In the next part, we address the Few-Shot Class Incremental Learning (FSCIL) scenario, where there are only a handful of examples available for each class. We address the two key challenges of FSCIL, namely overfitting and catastrophic forgetting, through the proposed method, Self-Supervised Stochastic Classifier (S3C). In order to learn robust feature representations in the limited data regime and prevent overfitting, we leverage self-supervised objectives. Specifically, we train the feature extractor for the rotation prediction task. We observe that the network learnt in a self-supervised manner mitigates catastrophic forgetting in the incremental stages. We also propose to replace the conventional deterministic classifiers with stochastic classifiers, where classifiers are sampled from a learnable distribution. This further aids the model in generalizing better to new classes and mitigates overfitting, thereby improving performance in FSCIL scenarios.
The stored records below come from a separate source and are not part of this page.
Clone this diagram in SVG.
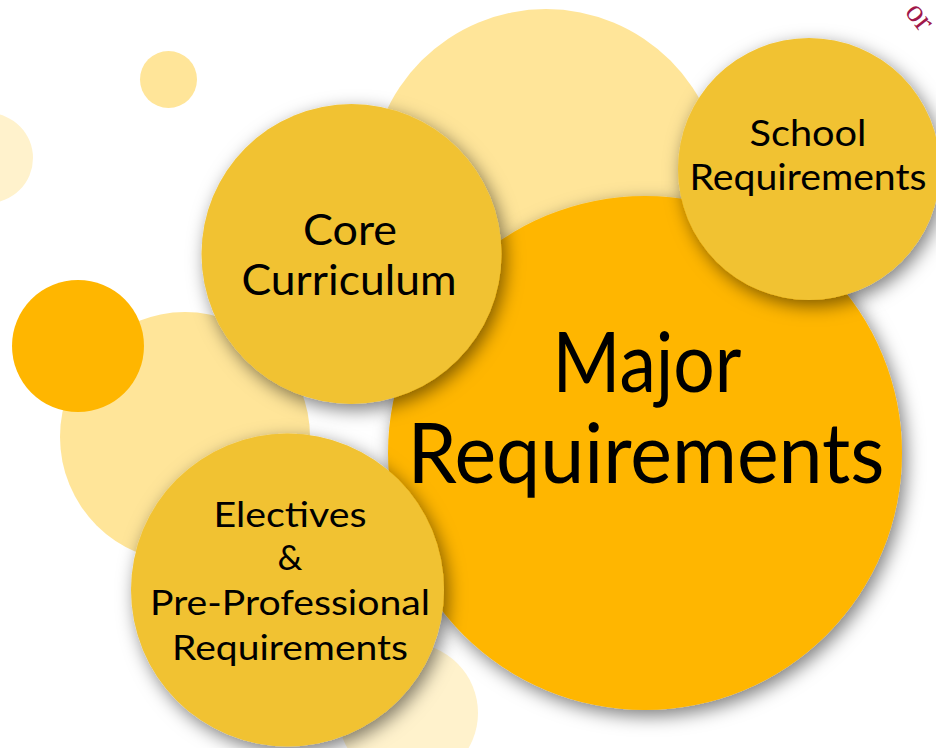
<svg xmlns="http://www.w3.org/2000/svg" width="936" height="748" viewBox="0 0 936 748">
<defs>
<filter id="sh" x="-30%" y="-30%" width="160%" height="160%">
<feDropShadow dx="4" dy="6" stdDeviation="9" flood-color="#000" flood-opacity="0.5"/>
</filter>
<style>
.pale{fill:#FFF2CC}
.light{fill:#FFE599}
.gold{fill:#F1C232;filter:url(#sh)}
.major{fill:#FFB600;filter:url(#sh)}
.orange{fill:#FFB600}
text{font-family:"Lato","Open Sans","Liberation Sans",sans-serif;fill:#000;text-anchor:middle}
.t1{font-size:42px}
.t2{font-size:36px}
.t3{font-size:35px}
.tm{font-size:83px}
</style>
</defs>
<rect width="936" height="748" fill="#fff"/>
<g id="decor">
<circle class="pale" cx="-12" cy="158" r="45"/>
<circle class="light" cx="168.5" cy="79.5" r="28.5"/>
<circle class="light" cx="546" cy="185" r="176"/>
<circle class="light" cx="185" cy="437" r="125"/>
<circle class="orange" cx="78" cy="346" r="66"/>
<circle class="pale" cx="408" cy="713" r="70"/>
<text transform="translate(904,12) rotate(52)" style="font-family:'Liberation Serif',serif;font-size:32px;fill:#A0174A;text-anchor:start">or</text>
</g>
<g id="connectors"></g>
<g id="major">
<circle class="major" cx="645" cy="453" r="257"/>
<text class="tm" x="647" y="392" textLength="189" lengthAdjust="spacingAndGlyphs">Major</text>
<text class="tm" x="646" y="483" textLength="477" lengthAdjust="spacingAndGlyphs">Requirements</text>
</g>
<g id="core">
<circle class="gold" cx="351.5" cy="254" r="150"/>
<text class="t1" x="350" y="245" textLength="94" lengthAdjust="spacingAndGlyphs">Core</text>
<text class="t1" x="349" y="295" textLength="215" lengthAdjust="spacingAndGlyphs">Curriculum</text>
</g>
<g id="school">
<circle class="gold" cx="809" cy="169" r="131"/>
<text class="t2" x="808" y="146" textLength="117" lengthAdjust="spacingAndGlyphs">School</text>
<text class="t2" x="808" y="190" textLength="237" lengthAdjust="spacingAndGlyphs">Requirements</text>
</g>
<g id="electives">
<circle class="gold" cx="287.5" cy="590" r="156.5"/>
<text class="t3" x="290" y="527" textLength="153" lengthAdjust="spacingAndGlyphs">Electives</text>
<text class="t3" x="290" y="570">&amp;</text>
<text class="t3" x="290" y="615" textLength="280" lengthAdjust="spacingAndGlyphs">Pre-Professional</text>
<text class="t3" x="290" y="660" textLength="236" lengthAdjust="spacingAndGlyphs">Requirements</text>
</g>
</svg>
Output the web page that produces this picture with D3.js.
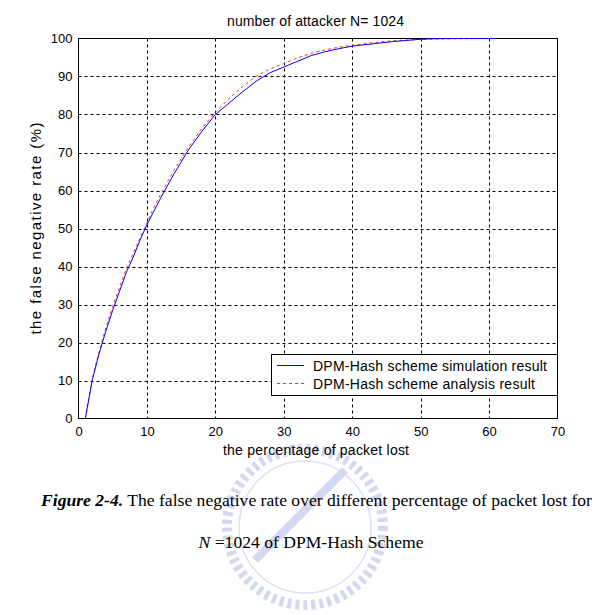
<!DOCTYPE html>
<html>
<head>
<meta charset="utf-8">
<script src="https://cdn.jsdelivr.net/npm/d3@7"></script>
<style>
  html, body { margin: 0; padding: 0; background: #fff; }
  svg { display: block; }
  .tick text { font-family: "Liberation Sans", Arial, sans-serif; font-size: 13px; fill: #000; }
</style>
</head>
<body>
<svg id="chart"></svg>
<script>
// Data
const lossPct = [1, 2, 3, 4, 5, 6, 7, 8, 9, 10, 11, 12, 14, 16, 18, 20, 22, 24, 26, 28, 30, 32, 34, 36, 38, 40, 42, 44, 46, 48, 50, 52, 55, 58, 61];
const simulation = [0, 10, 17, 23, 28.5, 33.5, 38.5, 42.5, 47, 51, 54.5, 58, 64.5, 70.5, 75.5, 80, 83, 86, 88.8, 91, 92.5, 94, 95.5, 96.5, 97.3, 98, 98.4, 98.8, 99.2, 99.5, 99.8, 99.95, 100, 100, 100];
const analysis = [0, 10.5, 17.5, 24, 29.5, 34.5, 39.5, 43.5, 47.5, 51.5, 55.5, 59, 65.5, 71.2, 76.3, 80.6, 84.2, 87.4, 90.1, 92, 93.4, 94.9, 96.1, 97, 97.7, 98.2, 98.7, 99.1, 99.4, 99.6, 99.75, 99.85, 99.93, 99.97, 100];
const xTicks = [0, 10, 20, 30, 40, 50, 60, 70];
const yTicks = [0, 10, 20, 30, 40, 50, 60, 70, 80, 90, 100];
const seriesNames = ["DPM-Hash scheme simulation result", "DPM-Hash scheme analysis result"];

const width = 616, height = 615;
const svg = d3.select("#chart").attr("width", width).attr("height", height);

const plot = { left: 78.5, right: 557.5, top: 38.5, bottom: 418.5 };

const x = d3.scaleLinear().domain([0, 70]).range([plot.left, plot.right]);
const y = d3.scaleLinear().domain([0, 100]).range([plot.bottom, plot.top]);

// faint watermark ring behind the caption
const wm = svg.append("g").attr("opacity", 0.3);
wm.append("circle").attr("cx", 305).attr("cy", 527).attr("r", 78)
  .attr("fill", "none").attr("stroke", "#6f82d2").attr("stroke-width", 10)
  .attr("stroke-dasharray", "4,4");
wm.append("circle").attr("cx", 305).attr("cy", 527).attr("r", 66)
  .attr("fill", "none").attr("stroke", "#8d9cdc").attr("stroke-width", 1.5);
wm.append("line").attr("x1", 255).attr("y1", 560).attr("x2", 345).attr("y2", 470)
  .attr("stroke", "#6f82d2").attr("stroke-width", 8);

// grid
const grid = svg.append("g").attr("stroke", "#000").attr("stroke-width", 1).attr("stroke-dasharray", "3,3");
grid.selectAll("line.v").data(xTicks.slice(1, -1)).join("line")
  .attr("x1", d => Math.round(x(d)) + 0.5).attr("x2", d => Math.round(x(d)) + 0.5)
  .attr("y1", plot.top).attr("y2", plot.bottom);
grid.selectAll("line.h").data(yTicks.slice(1, -1)).join("line")
  .attr("y1", d => Math.round(y(d)) + 0.5).attr("y2", d => Math.round(y(d)) + 0.5)
  .attr("x1", plot.left).attr("x2", plot.right);

// axes
const xAxis = svg.append("g").attr("transform", `translate(0,${plot.bottom})`)
  .call(d3.axisBottom(x).tickValues(xTicks).tickSize(0).tickPadding(8));
const yAxis = svg.append("g").attr("transform", `translate(${plot.left},0)`)
  .call(d3.axisLeft(y).tickValues(yTicks).tickSize(0).tickPadding(6));
xAxis.select(".domain").remove();
yAxis.select(".domain").remove();

// box
svg.append("rect")
  .attr("x", plot.left).attr("y", plot.top)
  .attr("width", plot.right - plot.left).attr("height", plot.bottom - plot.top)
  .attr("fill", "none").attr("stroke", "#000").attr("stroke-width", 1);

// lines
const line = vals => d3.line().x((d, i) => x(lossPct[i])).y(d => y(d))(vals);

svg.append("path").attr("d", line(analysis))
  .attr("fill", "none").attr("stroke", "#ff3030").attr("stroke-width", 1)
  .attr("stroke-dasharray", "3,3");
svg.append("path").attr("d", line(simulation))
  .attr("fill", "none").attr("stroke", "#0000ff").attr("stroke-width", 1);

// titles
const font = '"Liberation Sans", Arial, sans-serif';
svg.append("text").attr("x", 315.5).attr("y", 26)
  .attr("text-anchor", "middle").attr("font-family", font).attr("font-size", 14)
  .attr("textLength", 177).attr("lengthAdjust", "spacing")
  .text("number of attacker N= 1024");
svg.append("text").attr("x", 316).attr("y", 455)
  .attr("text-anchor", "middle").attr("font-family", font).attr("font-size", 14)
  .attr("textLength", 186).attr("lengthAdjust", "spacing")
  .text("the percentage of packet lost");
svg.append("text")
  .attr("transform", `translate(41,${(plot.top + plot.bottom) / 2}) rotate(-90)`)
  .attr("text-anchor", "middle").attr("font-family", font).attr("font-size", 15)
  .attr("textLength", 212).attr("lengthAdjust", "spacing")
  .text("the false negative rate (%)");

// legend
const lg = svg.append("g");
lg.append("rect").attr("x", 271.5).attr("y", 354.5).attr("width", plot.right - 271.5).attr("height", 41)
  .attr("fill", "#fff").attr("stroke", "#000");
const styles = [{ c: "#0000ff", dash: null, len: 234 }, { c: "#ff3030", dash: "3,3", len: 222 }];
seriesNames.forEach((name, i) => {
  const ly = 365.5 + i * 18;
  lg.append("line").attr("x1", 277).attr("x2", 304).attr("y1", ly).attr("y2", ly)
    .attr("stroke", styles[i].c).attr("stroke-width", 1).attr("stroke-dasharray", styles[i].dash);
  lg.append("text").attr("x", 313).attr("y", ly + 5)
    .attr("font-family", font).attr("font-size", 14)
    .attr("textLength", styles[i].len).attr("lengthAdjust", "spacing").text(name);
});

// caption
const cap = svg.append("g").attr("font-family", '"Liberation Serif", "Times New Roman", serif').attr("font-size", 17.6);
const c1 = cap.append("text").attr("x", 316.5).attr("y", 506).attr("text-anchor", "middle");
c1.append("tspan").attr("font-weight", "bold").attr("font-style", "italic").text("Figure 2-4.");
c1.append("tspan").text(" The false negative rate over different percentage of packet lost for");
const c2 = cap.append("text").attr("x", 311).attr("y", 548).attr("text-anchor", "middle");
c2.append("tspan").attr("font-style", "italic").text("N");
c2.append("tspan").text(" =1024 of DPM-Hash Scheme");
</script>
</body>
</html>
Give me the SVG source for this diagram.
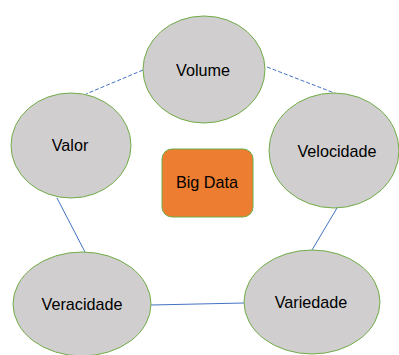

In addition to addressing these specific CIL scenarios, this thesis also focuses on the development of generalized methods that are adaptable across the variety of CIL scenarios and the amount of data supervision. Given the diversity inherent in incremental learning, a single method may not suffice for all scenarios. We demonstrate that a straightforward self-supervision strategy can significantly enhance performance across multiple CIL tasks, enabling our models to remain adaptable without the need for task-specific modifications. This approach, being modular in nature, can be seamlessly integrated with new techniques as they emerge.

In the final part of this thesis, we propose a unified approach to address CIL across varying levels of supervision, from few-shot to high-shot settings. By harnessing the rich representational capabilities of large-scale pre-trained models, our method effectively handles the challenges posed by differing levels of supervision, ensuring robust performance in both low-shot and high-shot CIL scenarios.